Similarly, the classified sex-advertising website Backpage used cryptocurrency exchanges to launder millions of dollars in bitcoin, as CCN.com reported.
In a bombshell 93-page federal indictment, the US Department of Justice accused the online sex marketplace of money laundering, conspiracy, and facilitating prostitution.
The Department of Justice shut down Backpage in April 2018 amid revelations that it promoted underage prostitution and sex trafficking since its launch in 2004.
Sex Marketplace Laundered Millions in Bitcoin
The Justice Department also found that the sleazy website laundered tens of millions of dollars using cryptocurrency.
“Backpage furthered its money laundering through the use of bitcoin processing companies,” the Justice Department alleged. “Over time, Backpage utilized companies such as Coinbase, GoCoin, Paxful, Kraken, and Crypto Capital to receive payments from customers and/or route money through the accounts of third parties.”

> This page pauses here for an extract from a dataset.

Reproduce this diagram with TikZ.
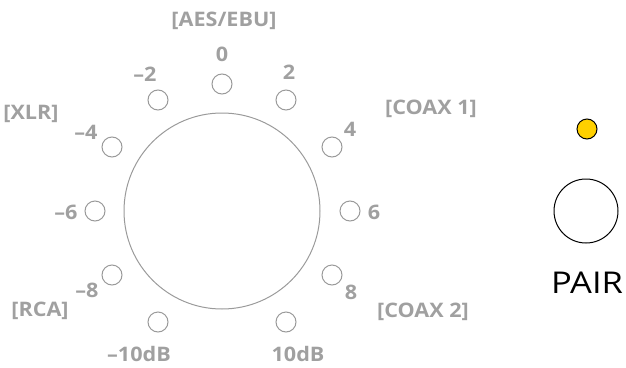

It is because of these high-profile crackdowns on money laundering that many regulators remain leery of the decentralized, anonymous cryptocurrency industry.

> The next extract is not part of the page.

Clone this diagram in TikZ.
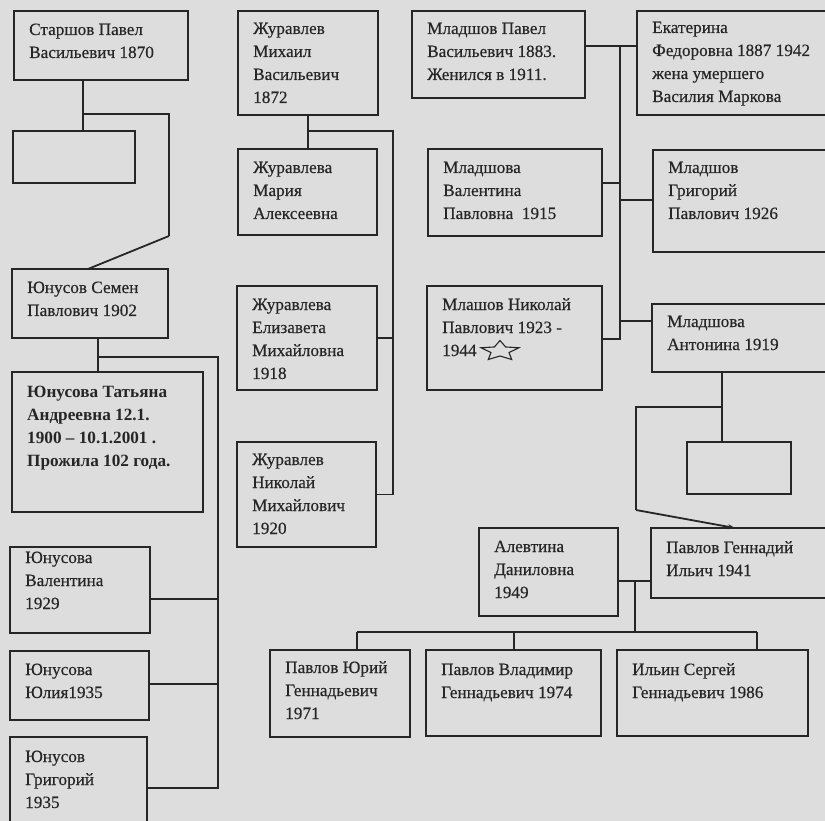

John Williams, the CEO of the Federal Reserve Bank of New York, says crypto’s persistent issues with scams is a major deterrent to mass adoption.
“The setup or institutional arrangement around bitcoin and other cryptocurrencies [is problematic],” Williams said. “They have problems with fraud, problems with money laundering, and terror financing.”
Report: Crypto-Centric Illegal Activity is Overblown
That said, money laundering also occurs using fiat currencies. In April 2018, the office of Quebec Chief Scientist Rémi Quirion published a report concluding that bitcoin is wrongly blamed as a go-to vehicle for money laundering and criminal activity because the facts don’t support these claims.
“Bitcoin is not above the law, nor is it a magnet for illicit transactions: it forms only a tiny part of the criminal money circulating around the planet,” the report stated. “The reason: it is less attractive for anyone who wants to make transactions without leaving a trace.”
Similarly, a January 2018 report by blockchain analytics company Elliptic also found that less than 1% of all bitcoin activities conducted between 2013 and 2016 involved money laundering.
“Bitcoin’s illicit use is mainly based on anecdotal evidence, usually without supporting data analysis of how it is used across geographical regions, or trends over time,” the report stated.